RAZ: I should point out that Canadian newspaper called this a record as if Bjork worked with K.D. Lang and Doris Day, which I thought was about as cool a compliment you could get.

(Soundbite of laughter)

Ms. SMITH: That's great. I'll take it, yeah.

RAZ: Now, anyone who hears this record will of course hear the 1920s and the '30s and the '40s, and the influence is so pronounced, I almost expected at certain moments to hear kind of the scratchiness of an old record playing. What is it about the music from that era that you don't hear today?

Ms. SMITH: You can hear everything. You can hear the room that the musicians are playing in. You can hear their feet on the floor. You can hear their fingers on their instruments. And you hear mistakes, too, and I love - I love how real that is. I love that it hasn't been polished. They haven't scrubbed away the humanness of the music. And, I mean, I just love everything about it.

But I didn't go into this thinking I could recreate something that has already been done so perfectly by the likes of other musicians like Ella Fitzgerald, and I mean, I'm a huge fan of Benny Goodman, and I just wanted to take influences and turn it into something new.

RAZ: I'm speaking with singer-songwriter Meaghan Smith. Her new record is called The Cricket's Orchestra. Even though you come from a musical family, this wasn't your destiny. I mean, you studied to be an animator, and that's what you were going to do, right?

Ms. SMITH: Yeah, I went to college for animation. I had really, really bad stage fright when I was younger, and I loved singing, and I could sing at home in front of my family, but you know, I just, I couldn't do it in front of anyone else.

RAZ: How did you overcome it? Did you literally just have to go and do it and just work through the butterflies and the terror and the shaking and all those things?

Ms. SMITH: Yeah, that was part of it, Guy. Like, I started going to open mics around my town. I went every week. I sucked. Like, I was terrible. I was shaking and nervous and making mistakes.

But, you know, the amazing thing was that everybody else in that room at that open mic was doing the same thing I was, and we clapped for each other. They clapped for me, and I clapped for them. And it took me four years of playing open mics like that, but I can now say that playing in front of a crowd is my favorite part of the day. There's nothing I love doing more.

(Soundbite of music)

Ms. SMITH: (Singing) I know that I should know better than just sit here by the phone, waiting like a fool.

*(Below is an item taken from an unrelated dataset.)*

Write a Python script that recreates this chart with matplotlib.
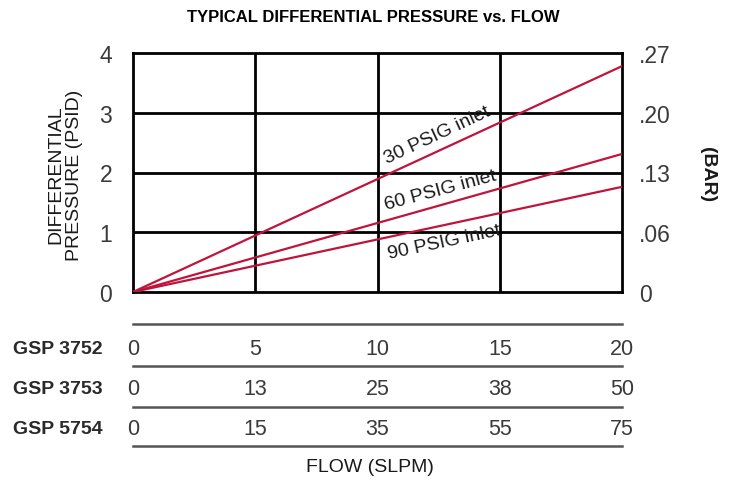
import matplotlib.pyplot as plt

# flow axis (GSP 3752 scale, SLPM)
flow = [0, 20]
# differential pressure (PSID) for each inlet pressure
psid_30 = [0, 3.78]
psid_60 = [0, 2.31]
psid_90 = [0, 1.76]

psid_ticks = [0, 1, 2, 3, 4]
bar_labels = ["0", ".06", ".13", ".20", ".27"]

flow_ticks = [0, 5, 10, 15, 20]
models = ["GSP 3752", "GSP 3753", "GSP 5754"]
model_flows = [
    ["0", "5", "10", "15", "20"],
    ["0", "13", "25", "38", "50"],
    ["0", "15", "35", "55", "75"],
]

RED = "#c0143c"
NUM = "#3a3a3a"
LAB = "#1a1a1a"
plt.rcParams["font.family"] = ["Liberation Sans", "DejaVu Sans"]

fig = plt.figure(figsize=(7.3, 4.85), dpi=100)
W, H = 730, 485


def ax_rect(x0, y0, x1, y1):
    return [x0 / W, 1 - y1 / H, (x1 - x0) / W, (y1 - y0) / H]


ax = fig.add_axes(ax_rect(133, 54, 622, 293))
ax.set_xlim(0, 20)
ax.set_ylim(0, 4)

for x in flow_ticks[1:-1]:
    ax.axvline(x, color="black", lw=2, zorder=1)
for y in psid_ticks[1:-1]:
    ax.axhline(y, color="black", lw=2, zorder=1)
for s in ax.spines.values():
    s.set_linewidth(2)

ax.plot(flow, psid_30, color=RED, lw=1.6, zorder=3)
ax.plot(flow, psid_60, color=RED, lw=1.6, zorder=3)
ax.plot(flow, psid_90, color=RED, lw=1.6, zorder=3)

lbl = dict(fontsize=14, color=LAB, ha="center", va="center", zorder=4)
ax.text(12.43, 2.64, "30 PSIG inlet", rotation=25, **lbl)
ax.text(12.56, 1.71, "60 PSIG inlet", rotation=15, **lbl)
ax.text(12.72, 0.84, "90 PSIG inlet", rotation=12, **lbl)

ax.set_xticks([])
ax.set_yticks(psid_ticks)
ax.set_yticklabels([str(t) for t in psid_ticks], fontsize=16.5, color=NUM)
ax.tick_params(axis="y", length=0, pad=15)
fig.text(65 / W, 1 - 175 / H, "DIFFERENTIAL\nPRESSURE (PSID)", rotation=90,
         fontsize=14, color=LAB, ha="center", va="center", linespacing=1.1)

ax2 = ax.twinx()
ax2.set_ylim(0, 4)
ax2.set_yticks(psid_ticks)
ax2.set_yticklabels(bar_labels, fontsize=16.5, color=NUM)
ax2.tick_params(axis="y", length=0, pad=12)
for s in ax2.spines.values():
    s.set_visible(False)
fig.text(708 / W, 1 - 175 / H, "(BAR)", rotation=-90, fontsize=14,
         fontweight="bold", color=LAB, ha="center", va="center")

fig.text(373 / W, 1 - 18 / H, "TYPICAL DIFFERENTIAL PRESSURE vs. FLOW",
         fontsize=12, fontweight="bold", color="black", ha="center",
         va="center")

# flow table under the chart
tab = fig.add_axes(ax_rect(133, 320, 622, 455))
tab.set_xlim(0, 20)
tab.set_ylim(455, 320)
tab.axis("off")
for y in [325, 367, 408, 447]:
    tab.plot([0, 20], [y, y], color="#555555", lw=1.8, clip_on=False)
row_y = [349.5, 389.5, 430]
for name, vals, y in zip(models, model_flows, row_y):
    fig.text(13 / W, 1 - y / H, name, fontsize=14, color="#2a2a2a",
             ha="left", va="center", fontweight="semibold")
    for x, v in zip(flow_ticks, vals):
        tab.text(x, y, v, fontsize=15.5, color=NUM, ha="center",
                 va="center")

fig.text(370 / W, 1 - 468 / H, "FLOW (SLPM)", fontsize=14, color=LAB,
         ha="center", va="center")

fig.savefig("out.png", dpi=100)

RAZ: The producer of this record is called Les Cooper(ph), and I read that when you first met him, you played him one of your songs. It's a song called "If You Asked Me."

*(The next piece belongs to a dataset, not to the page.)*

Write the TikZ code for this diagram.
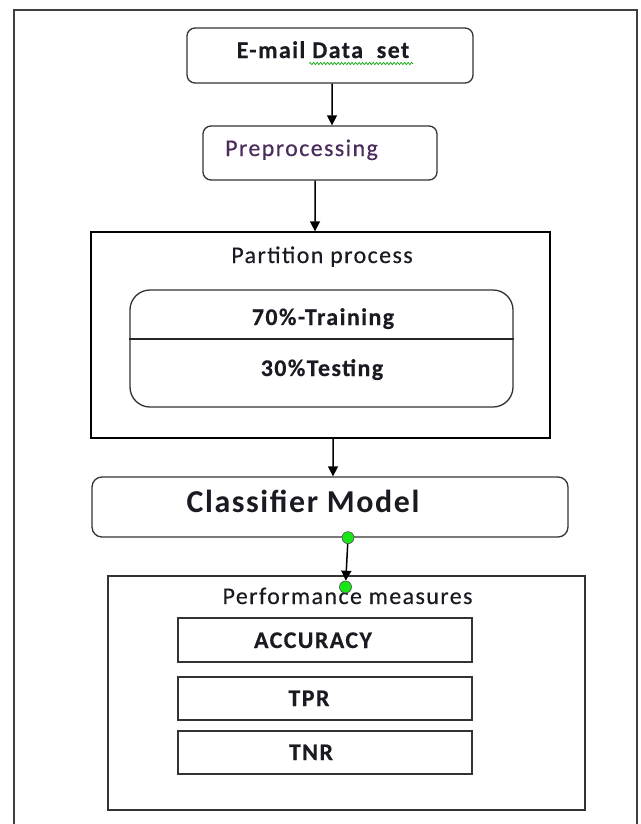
\documentclass[tikz,border=0pt]{standalone}
\usepackage{fontspec}
\setmainfont{Carlito}[LetterSpace=6, FakeBold=0.4]
\newfontfamily\bigfont{Carlito}[LetterSpace=5]
\usetikzlibrary{arrows.meta,decorations.pathmorphing}
\definecolor{ink}{HTML}{1A1A22}
\definecolor{prepink}{HTML}{4A2C5C}
\definecolor{dotgreen}{HTML}{19E619}
\tikzset{
  boxline/.style={draw=black!80, line width=1.3bp},
  rbox/.style={boxline, rounded corners=8bp, inner sep=0pt},
  sqbox/.style={boxline, inner sep=0pt},
  lbl/.style={inner sep=0pt, text=ink, font=\fontsize{24}{28}\selectfont},
  lblb/.style={inner sep=0pt, text=ink, font=\fontsize{24}{28}\selectfont\bfseries},
  arr/.style={line width=1.5bp, -{Triangle[length=10bp,width=10bp]}},
  dotnode/.style={circle, fill=dotgreen, draw=black!70, line width=0.6bp, minimum size=12bp, inner sep=0pt}
}
\begin{document}
\begin{tikzpicture}[x=1bp,y=-1bp]
  % page and outer frame
  \fill[white] (0,0) rectangle (641,824);
  \useasboundingbox (0,0) rectangle (641,824);
  \clip (0,0) rectangle (641,824);
  \draw[line width=1.6bp, black!75] (14,840) -- (14,10) -- (637,10) -- (637,840);

  % data set and preprocessing
  \node[rbox, minimum width=286bp, minimum height=55bp] (email) at (330,55.5) {};
  \node[lblb, anchor=base] (emailtxt) at (323,58) {E-mail Data\ \ set};
  \draw[green!65!black, line width=0.7bp, decorate,
        decoration={snake, amplitude=1.1bp, segment length=3.5bp}]
        (309,63.5) -- (413,63.5);

  \node[rbox, minimum width=234bp, minimum height=54bp] (prep) at (320,153) {};
  \node[lbl, text=prepink, anchor=base west] (preptxt) at (225,156) {Preprocessing};

  % partition stage
  \node[sqbox, draw=black, minimum width=459bp, minimum height=206bp] (part) at (320.5,335) {};
  \node[lbl, anchor=base] (parttxt) at (322,263) {Partition process};
  \node[boxline, rounded corners=20bp, minimum width=383bp, minimum height=117bp, inner sep=0pt] (split) at (321.5,348.5) {};
  \draw[line width=1.2bp, black!85] (split.west |- 0,339) -- (split.east |- 0,339);
  \node[lblb, anchor=base] (train) at (323,325) {70\%-Training};
  \node[lblb, anchor=base] (test) at (322,376) {30\%Testing};

  % classifier
  \node[rbox, rounded corners=10bp, minimum width=476bp, minimum height=60bp] (clf) at (330,507) {};
  \node[inner sep=0pt, text=ink, font=\bigfont\fontsize{32}{36}\selectfont\bfseries, anchor=base] (clftxt) at (303,512) {Classifier Model};

  % performance measures
  \node[sqbox, minimum width=477bp, minimum height=234bp] (perf) at (346.5,693) {};
  \node[lbl, anchor=base] (perftxt) at (347.5,604) {Performance measures};
  \node[sqbox, minimum width=294bp, minimum height=44bp] (acc) at (325,640) {};
  \node[sqbox, minimum width=294bp, minimum height=43bp] (tpr) at (325,698.5) {};
  \node[sqbox, minimum width=294bp, minimum height=43bp] (tnr) at (325,752.5) {};
  \node[lblb, anchor=base] (acctxt) at (313,648) {ACCURACY};
  \node[lblb, anchor=base] (tprtxt) at (309,706) {TPR};
  \node[lblb, anchor=base] (tnrtxt) at (311,760) {TNR};

  % connectors
  \draw[arr] ([xshift=2bp]email.south) -- ([xshift=12bp]prep.north);
  \draw[arr] ([xshift=-5bp]prep.south) -- ([xshift=-5.5bp]part.north);
  \draw[arr] ([xshift=12.5bp]part.south) -- ([xshift=3bp]clf.north);
  \node[dotnode] (d1) at ([xshift=18bp]clf.south) {};
  \node[dotnode] (d2) at (345.5,587) {};
  \draw[arr] (d1) -- (d2);
\end{tikzpicture}
\end{document}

Ms. SMITH: (Singing) Well, it's a strange concept with all the tears I've wept that I would still accept if you asked me.

RAZ: Tell me what this song is about.

Ms. SMITH: Well, like so many of my songs, it's about a failed relationship. I was dating somebody that was a total jerk, but he was the best dancer in the world, and I couldn't say no to him. I just, I should have so many times, and I knew I should've.

And so when I went to record this song, you know, I really wanted something that was blaring. I wanted something that would match those feelings of, like, frustration and anger but total passion, and I played the song for Les on my guitar. And I didn't mention what I was hearing in my head. I just wanted to see what he would think, and he said: I hear a really big horn section on that song. And I knew it. You know, that was the moment, and I just said, you're hired. Let's go. Let's do this.

RAZ: And that was it?

Ms. SMITH: That was it.

(Soundbite of song, "If You Asked Me")

Ms. SMITH: (Singing) And boy I would say yes, if you asked me.

RAZ: Your story is so unusual these days because you were basically an unknown singer-songwriter just a year ago, two years ago, and you were picked up by a major label, Warner-Sire, to release this record. You actually made it three years ago, right? But it took some time for all the business side of it to get worked out.

Ms. SMITH: That's true. When I first finished the record, I didn't even have a manager. So I went to a film festival here in Halifax, and I just happened to meet somebody from Los Angeles, and I gave them a copy of the record, and they started passing it around. And I started hearing from multiple major labels and still did not have a manager.

RAZ: You probably didn't even know how to deal with that.

Ms. SMITH: I had no idea what to say. I mean, I was getting phone calls from crazy people. I heard from Sarah McLaughlin, and I heard from Coldplay's manager, and I started hearing from different people who managed huge bands. And I just had to say, you know, just everybody, please hold on a minute. I'll put you on hold while I just find a manager for myself.

So I kind of, I had to scramble a little bit, and I feel like I needed those three years to develop myself. And actually, I'm looking forward to making a new record this summer already.

(Soundbite of laughter)

RAZ: So now that you have this amazing record, have any of your family members been inspired to, you know, try to get into the music business or maybe even go on tour with you?

(Soundbite of laughter)

Ms. SMITH: That's so funny. My dad, I don't think would come on the road...

RAZ: Just to whistle?

Ms. SMITH: He'd miss my mom too much. But they're very proud of me, very happy for me and shocked, I think, too, a little bit. I think they're just glad that I have a job at all, so...

RAZ: That's Meaghan Smith. Her new record is called "The Cricket's Orchestra." She joined me from the CBC in Halifax, Nova Scotia. Meaghan Smith, thanks so much, and good luck.

Ms. SMITH: Thank you so much for having me.

RAZ: And you can hear full tracks from the album at our Web site, nprmusic.org.

(Soundbite of music)

Ms. SMITH: (Singing) You and I were thick as thieves, the best of friends that could ever be, but time flies by, and it's in the breeze, (unintelligible) memories. And it breaks my heart, oh, how we drifted apart. And I'll never forget your kind, brown eyes or the fingerprints you left all over my life. So it breaks my heart, oh, how we've drifted apart.